Perkara teror pada Tohari dan keluarga selesai. Cerita bersambung terus berlangsung. Lalu Ronggeng dibukukan. Juga difilmkan. Bukunya diterbitkan berulang-ulang sampai kini.
Apa rahasianya novel Ronggeng sukses?
Tohari memberi tips ringan, tetapi berat untuk diterapkan. Pertama, Tohari menulis meminjam jurus jurnalis. Yaitu, 5W dan 1H harus terjawab semua. Kedua, dia meminjam ilmu waktu belajar di pesantren, yaitu ilmu mantiq. Yaitu, kalimat harus mudah dipahami. Dan, pemahaman pembaca sesuai dengan yang diinginkan penulisnya. Ketiga, tuntas. Artinya, Tohari menulis dengan teliti, tidak ada kesalahan bahasa, tanda baca, dan logika bahasa. Karena itu, katanya, dia tidak memerlukan editor untuk memeriksa karyanya.

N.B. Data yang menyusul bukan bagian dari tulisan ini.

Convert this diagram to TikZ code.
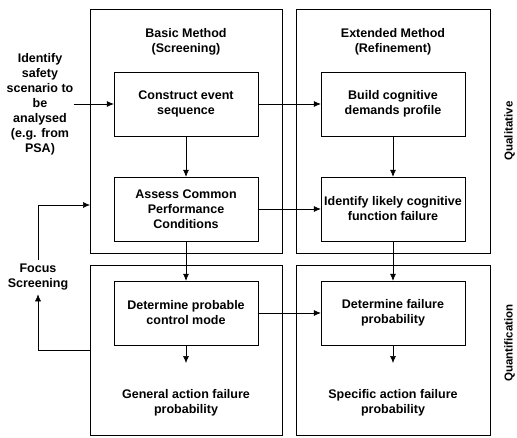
\documentclass[tikz,border=0pt]{standalone}
\usepackage{fontspec}
\setmainfont{Liberation Sans}
\usetikzlibrary{arrows.meta}

\begin{document}
\begin{tikzpicture}[
  x=1pt, y=-1pt,
  font=\fontsize{12.5}{15}\selectfont\bfseries,
  panel/.style={draw, minimum width=192pt, minimum height=#1, inner sep=0pt},
  box/.style={draw, minimum width=144pt, minimum height=64pt, align=center, inner sep=0pt},
  lab/.style={align=center, inner sep=0pt},
  side/.style={rotate=90, anchor=north, inner sep=0pt, font=\fontsize{11.5}{14}\selectfont\bfseries},
  e/.style={-{Latex[length=7pt, width=6pt]}, line width=0.6pt}
]
\useasboundingbox (0,0) rectangle (517,437);

% panels
\node[panel=244pt] (bq) at (186,131) {};
\node[panel=244pt, minimum width=194pt] (eq) at (393,131) {};
\node[panel=170pt] (bn) at (186,350) {};
\node[panel=170pt, minimum width=194pt] (en) at (393,350) {};

\node[lab] (bt) at (186,42) {Basic Method\\(Screening)};
\node[lab] (et) at (393,42) {Extended Method\\(Refinement)};

% boxes
\node[box] (ces) at (186,104) {Construct event\\sequence};
\node[box] (cpc) at (186,209) {Assess Common\\Performance\\Conditions};
\node[box] (dcm) at (186,313) {Determine probable\\control mode};
\node[box] (cdp) at (393,104) {Build cognitive\\demands profile};
\node[box] (cff) at (393,209) {Identify likely cognitive\\function failure};
\node[box] (dfp) at (393,313) {Determine failure\\probability};

\node[lab] (gap) at (186,403) {General action failure\\probability};
\node[lab] (sap) at (393,403) {Specific action failure\\probability};

\node[lab] (id) at (40,104) {Identify\\safety\\scenario to\\be\\analysed\\(e.g. from\\PSA)};
\node[lab, inner sep=4pt] (fs) at (38,277) {Focus\\Screening};

\node[side] (ql) at (504,131) {Qualitative};
\node[side] (qn) at (504,343) {Quantification};

\coordinate (gend) at (186,363);
\coordinate (send) at (393,363);
\coordinate (fout) at (90,350);
\coordinate (fin) at (90,205);

\draw[e] (id.east) -- (ces);
\draw[e] (ces) -- (cdp);
\draw[e] (ces) -- (cpc);
\draw[e] (cdp) -- (cff);
\draw[e] (cpc) -- (cff);
\draw[e] (cpc) -- (dcm);
\draw[e] (cff) -- (dfp);
\draw[e] (dcm) -- (dfp);
\draw[e] (dcm) -- (gend);
\draw[e] (dfp) -- (send);
\draw[e] (fout) -| (fs.south);
\draw[e] (fs.north) |- (fin);
\end{tikzpicture}
\end{document}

Sungguh menarik mendengarkan cerita dari penulis 78 tahun ini. Dia cinta kampung halamannya. Kini dia jarang meninggalkan kampung tanah kelahirannya ini. Paling sesekali memancing ke laut.
Sesekali orang-orang yang menamakan dirinya Fans Novel Ronggeng dari berbagai kota datang ke rumah Tohari yang sederhana ini. Seperti fans pada umumnya mereka minta tanda tangan di buku Ronggeng, bercerita, dan minta foto bersama.

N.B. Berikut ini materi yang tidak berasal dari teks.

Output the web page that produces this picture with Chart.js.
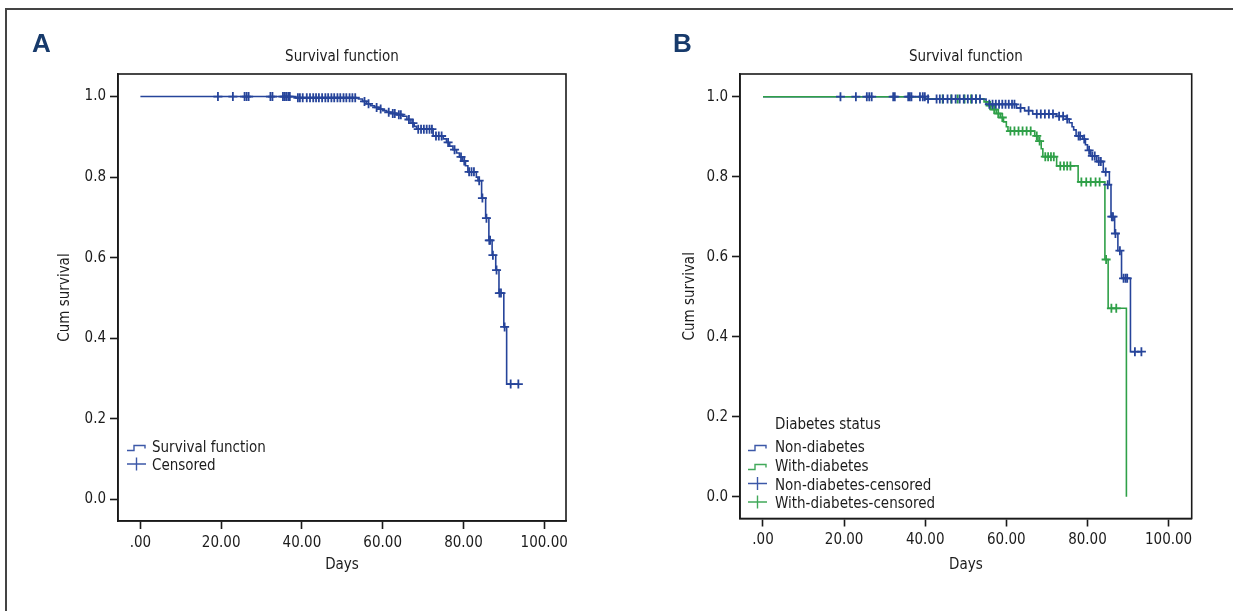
<!DOCTYPE html>
<html><head><meta charset="utf-8">
<script src="https://cdn.jsdelivr.net/npm/chart.js@4.4.1/dist/chart.umd.min.js"></script>
<style>
html,body{margin:0;padding:0;background:#fff;}
body{width:1233px;height:611px;position:relative;overflow:hidden;}
#frame{position:absolute;left:5px;top:8px;width:1300px;height:700px;border-top:2px solid #444;border-left:2px solid #444;}
canvas{position:absolute;top:0;}
#cA{left:0;} #cB{left:620px;}
</style></head><body>
<div id="frame"></div>
<canvas id="cA" width="620" height="611"></canvas>
<canvas id="cB" width="613" height="611"></canvas>
<script>
// ---------- tick labels ----------
const xTickValues = [0, 20, 40, 60, 80, 100];
const xTickLabels = ['.00', '20.00', '40.00', '60.00', '80.00', '100.00'];
const yTickValues = [0, 0.2, 0.4, 0.6, 0.8, 1.0];
const yTickLabels = ['0.0', '0.2', '0.4', '0.6', '0.8', '1.0'];

// ---------- Panel A: overall survival ----------
const survDaysA = [0, 38.5, 54, 55, 56, 57, 58, 59, 60, 61, 62, 63.5, 65, 66, 67, 67.8, 68.4, 72.5, 75, 75.8, 76.6, 77.4, 78.3, 79, 79.8, 80.5, 81.1, 83.2, 83.6, 84.5, 85.5, 86.3, 87.1, 88.0, 88.8, 90.0, 90.7, 93.6];
const survValsA = [1.0, 0.997, 0.994, 0.988, 0.982, 0.977, 0.973, 0.969, 0.965, 0.961, 0.958, 0.955, 0.951, 0.943, 0.934, 0.926, 0.919, 0.902, 0.895, 0.886, 0.877, 0.868, 0.860, 0.850, 0.840, 0.828, 0.813, 0.800, 0.791, 0.748, 0.698, 0.643, 0.606, 0.569, 0.512, 0.428, 0.286, 0.286];
const censDaysA = [19.2, 22.9, 25.8, 26.3, 26.8, 32.2, 32.7, 35.3, 35.7, 36.1, 36.6, 37.0, 39.0, 39.5, 40.2, 41.2, 42.0, 42.8, 43.5, 44.2, 45.0, 45.8, 46.5, 47.3, 48.0, 48.8, 49.5, 50.3, 51.0, 51.8, 52.5, 53.2, 55.5, 56.5, 58.5, 59.5, 61.5, 62.5, 63.0, 64.0, 64.5, 66.5, 67.5, 68.8, 69.5, 70.2, 70.9, 71.6, 72.2, 73.2, 73.9, 74.6, 76.2, 77.8, 79.4, 80.2, 81.4, 82.0, 82.6, 83.9, 84.7, 85.7, 86.4, 86.6, 87.3, 88.2, 88.9, 89.3, 90.2, 91.7, 93.6];
const censValsA = [1, 1, 1, 1, 1, 1, 1, 1, 1, 1, 1, 1, 0.997, 0.997, 0.997, 0.997, 0.997, 0.997, 0.997, 0.997, 0.997, 0.997, 0.997, 0.997, 0.997, 0.997, 0.997, 0.997, 0.997, 0.997, 0.997, 0.997, 0.988, 0.982, 0.973, 0.969, 0.961, 0.958, 0.958, 0.955, 0.955, 0.943, 0.934, 0.919, 0.919, 0.919, 0.919, 0.919, 0.919, 0.902, 0.902, 0.902, 0.886, 0.868, 0.850, 0.840, 0.813, 0.813, 0.813, 0.791, 0.748, 0.698, 0.643, 0.643, 0.606, 0.569, 0.512, 0.512, 0.428, 0.286, 0.286];

// ---------- Panel B: by diabetes status ----------
const nonDays = [0, 40, 55, 62.5, 64.5, 66.5, 72.4, 74.8, 75.5, 76.2, 76.6, 77.2, 78.8, 79.5, 80.0, 80.8, 82.3, 83.9, 85.4, 85.8, 86.7, 87.5, 88.4, 90.6, 93.3];
const nonSurv = [1.0, 0.994, 0.981, 0.972, 0.965, 0.957, 0.951, 0.944, 0.935, 0.925, 0.917, 0.902, 0.894, 0.880, 0.866, 0.852, 0.838, 0.812, 0.780, 0.700, 0.658, 0.615, 0.546, 0.3625, 0.3625];
const nonCensDays = [19.1, 22.9, 25.6, 26.2, 26.8, 32.1, 32.5, 35.8, 36.2, 36.6, 38.7, 39.4, 39.9, 40.7, 42.8, 43.6, 44.4, 45.5, 46.5, 47.5, 48.5, 49.5, 50.5, 51.5, 52.5, 53.5, 55.8, 56.6, 57.4, 58.2, 59.0, 59.8, 60.6, 61.4, 62.0, 63.5, 65.5, 67.5, 68.5, 69.5, 70.5, 71.5, 73.0, 74.0, 75.0, 77.8, 78.2, 79.2, 80.4, 81.2, 81.8, 82.8, 83.3, 84.5, 85.0, 86.0, 86.3, 86.9, 88.0, 88.9, 89.4, 89.8, 91.7, 93.3];
const nonCensSurv = [1, 1, 1, 1, 1, 1, 1, 1, 1, 1, 1, 1, 1, 0.994, 0.994, 0.994, 0.994, 0.994, 0.994, 0.994, 0.994, 0.994, 0.994, 0.994, 0.994, 0.994, 0.981, 0.981, 0.981, 0.981, 0.981, 0.981, 0.981, 0.981, 0.981, 0.972, 0.965, 0.957, 0.957, 0.957, 0.957, 0.957, 0.951, 0.951, 0.944, 0.902, 0.902, 0.894, 0.866, 0.852, 0.852, 0.838, 0.838, 0.812, 0.780, 0.700, 0.700, 0.658, 0.615, 0.546, 0.546, 0.546, 0.3625, 0.3625];
const withDays = [0, 40, 54.5, 55.5, 56.5, 57.5, 58.5, 59.3, 60.0, 60.4, 67.0, 67.8, 68.6, 69.0, 72.4, 77.7, 84.3, 85.1, 89.6];
const withSurv = [1.0, 0.994, 0.987, 0.978, 0.968, 0.958, 0.948, 0.937, 0.925, 0.914, 0.902, 0.889, 0.870, 0.850, 0.827, 0.787, 0.593, 0.471, 0.0];
const withCensDays = [44.3, 46.4, 48.0, 49.7, 51.3, 52.5, 56.0, 57.0, 58.0, 59.0, 61.0, 62.0, 63.0, 64.0, 65.0, 66.0, 67.5, 68.2, 69.6, 70.3, 71.0, 71.7, 73.3, 74.2, 75.0, 75.8, 78.5, 79.7, 80.8, 82.0, 83.0, 84.6, 85.9, 87.1];
const withCensSurv = [0.994, 0.994, 0.994, 0.994, 0.994, 0.994, 0.978, 0.968, 0.958, 0.948, 0.914, 0.914, 0.914, 0.914, 0.914, 0.914, 0.902, 0.889, 0.850, 0.850, 0.850, 0.850, 0.827, 0.827, 0.827, 0.827, 0.787, 0.787, 0.787, 0.787, 0.787, 0.593, 0.471, 0.471];

// ---------- styling ----------
const FONT = "'Liberation Sans Narrow', 'DejaVu Sans Condensed', 'Arial Narrow', sans-serif";
const FS = 15;
const BOLD = "'Liberation Sans', Arial, sans-serif";
const TXT = '#1c1c1c';
const BLUE = '#26449a';
const GREEN = '#2fa048';
const BLUE_L = '#3c58a8';
const GREEN_L = '#41a95a';

function pts(xs, ys) { return xs.map((x, i) => ({x: x, y: ys[i]})); }

function stepSet(xs, ys, color, order) {
  return {type: 'line', data: pts(xs, ys), borderColor: color, borderWidth: 1.6, stepped: 'before',
    pointRadius: 0, fill: false, order: order};
}
function censSet(xs, ys, color, order) {
  return {type: 'scatter', data: pts(xs, ys), borderColor: color, backgroundColor: color, showLine: false,
    pointStyle: 'cross', pointRadius: 4.5, pointBorderWidth: 1.8, order: order};
}

function drawStep(ctx, x, base, color) {
  ctx.save(); ctx.strokeStyle = color; ctx.lineWidth = 1.4; ctx.beginPath();
  ctx.moveTo(x, base - 1.5); ctx.lineTo(x + 7, base - 1.5); ctx.lineTo(x + 7, base - 6.5);
  ctx.lineTo(x + 18, base - 6.5); ctx.lineTo(x + 18, base - 3.5); ctx.stroke(); ctx.restore();
}
function drawCross(ctx, x, base, color) {
  ctx.save(); ctx.strokeStyle = color; ctx.lineWidth = 1.4; ctx.beginPath();
  ctx.moveTo(x, base - 6); ctx.lineTo(x + 19, base - 6);
  ctx.moveTo(x + 9.5, base - 12.5); ctx.lineTo(x + 9.5, base + 0.5); ctx.stroke(); ctx.restore();
}

function decor(cfg) {
  return {
    id: 'decor',
    afterDraw(chart) {
      const ctx = chart.ctx, a = chart.chartArea;
      ctx.save();
      ctx.strokeStyle = '#1a1a1a'; ctx.lineWidth = 1.6;
      ctx.strokeRect(a.left, a.top, a.right - a.left, a.bottom - a.top);
      // panel letter
      ctx.fillStyle = '#173a6b'; ctx.font = 'bold 26px ' + BOLD; ctx.textBaseline = 'alphabetic'; ctx.textAlign = 'left';
      ctx.fillText(cfg.letter, cfg.letterX, 52);
      // legend
      ctx.fillStyle = TXT; ctx.font = FS + 'px ' + FONT;
      if (cfg.legendTitle) ctx.fillText(cfg.legendTitle, cfg.textX, cfg.titleBase);
      cfg.items.forEach((it, i) => {
        const b = cfg.bases[i];
        if (it.kind === 'step') drawStep(ctx, cfg.symX, b, it.color); else drawCross(ctx, cfg.symX, b, it.color);
        ctx.fillStyle = TXT; ctx.fillText(it.label, cfg.textX, b);
      });
      ctx.restore();
    }
  };
}

function makeOptions(yWidth, xHeight, padRight, yTitlePad, xr, yr) {
  const font = {family: FONT, size: FS};
  return {
    responsive: false, animation: false, devicePixelRatio: 1,
    layout: {padding: {left: 0, right: padRight, top: 0, bottom: 0}},
    plugins: {
      legend: {display: false}, tooltip: {enabled: false},
      title: {display: true, text: 'Survival function', fullSize: false, color: TXT, font: {family: FONT, size: FS, weight: 'normal'},
        padding: {top: 48, bottom: 8}}
    },
    scales: {
      x: {type: 'linear', min: xr[0], max: xr[1],
        afterBuildTicks: s => { s.ticks = xTickValues.map(v => ({value: v})); },
        afterFit: s => { s.height = xHeight; },
        ticks: {callback: (v, i) => xTickLabels[i], color: TXT, font: font, padding: 5, maxRotation: 0, autoSkip: false},
        grid: {drawOnChartArea: false, drawTicks: true, tickLength: 8, tickColor: '#1a1a1a', tickWidth: 1.6},
        border: {display: true, color: '#1a1a1a', width: 1.6},
        title: {display: true, text: 'Days', color: TXT, font: font, padding: {top: 0, bottom: 37}}
      },
      y: {type: 'linear', min: yr[0], max: yr[1],
        afterBuildTicks: s => { s.ticks = yTickValues.map(v => ({value: v})); },
        afterFit: s => { s.width = yWidth; },
        ticks: {callback: (v, i) => yTickLabels[i], color: TXT, font: font, padding: 4, autoSkip: false},
        grid: {drawOnChartArea: false, drawTicks: true, tickLength: 8, tickColor: '#1a1a1a', tickWidth: 1.6},
        border: {display: true, color: '#1a1a1a', width: 1.6},
        title: {display: true, text: 'Cum survival', color: TXT, font: font, padding: {top: yTitlePad, bottom: 0}}
      }
    }
  };
}

new Chart(document.getElementById('cA'), {
  data: {datasets: [
    censSet(censDaysA, censValsA, BLUE, 0),
    stepSet(survDaysA, survValsA, BLUE, 1)
  ]},
  options: makeOptions(118, 90, 54, 56, [-5.55, 105.4], [-0.054, 1.056]),
  plugins: [decor({letter: 'A', letterX: 32, symX: 127, textX: 152, bases: [452, 470],
    items: [{kind: 'step', color: BLUE_L, label: 'Survival function'}, {kind: 'cross', color: BLUE_L, label: 'Censored'}]})]
});

new Chart(document.getElementById('cB'), {
  data: {datasets: [
    censSet(nonCensDays, nonCensSurv, BLUE, 0),
    censSet(withCensDays, withCensSurv, GREEN, 1),
    stepSet(withDays, withSurv, GREEN, 2),
    stepSet(nonDays, nonSurv, BLUE, 3)
  ]},
  options: makeOptions(120, 92.5, 41.3, 61, [-5.67, 105.7], [-0.0545, 1.0567]),
  plugins: [decor({letter: 'B', letterX: 53, symX: 128, textX: 155, legendTitle: 'Diabetes status', titleBase: 429,
    bases: [452, 471, 489.5, 508],
    items: [{kind: 'step', color: BLUE_L, label: 'Non-diabetes'}, {kind: 'step', color: GREEN_L, label: 'With-diabetes'},
            {kind: 'cross', color: BLUE_L, label: 'Non-diabetes-censored'}, {kind: 'cross', color: GREEN_L, label: 'With-diabetes-censored'}]})]
});
</script>
</body></html>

Dia menikmati hidup bersama istrinya di rumah utama dalam komplek keluarga. Perpustakaan menempati rumah sendiri dengan arsitektur gaya lama. Rumah kelima anaknya juga berada di komplek yang sama. Rumah dengan gaya berbeda-beda tapi di lingkungan yang asri dan banyak pohon. Dua pohon duriannya mati karena dibunuh ular.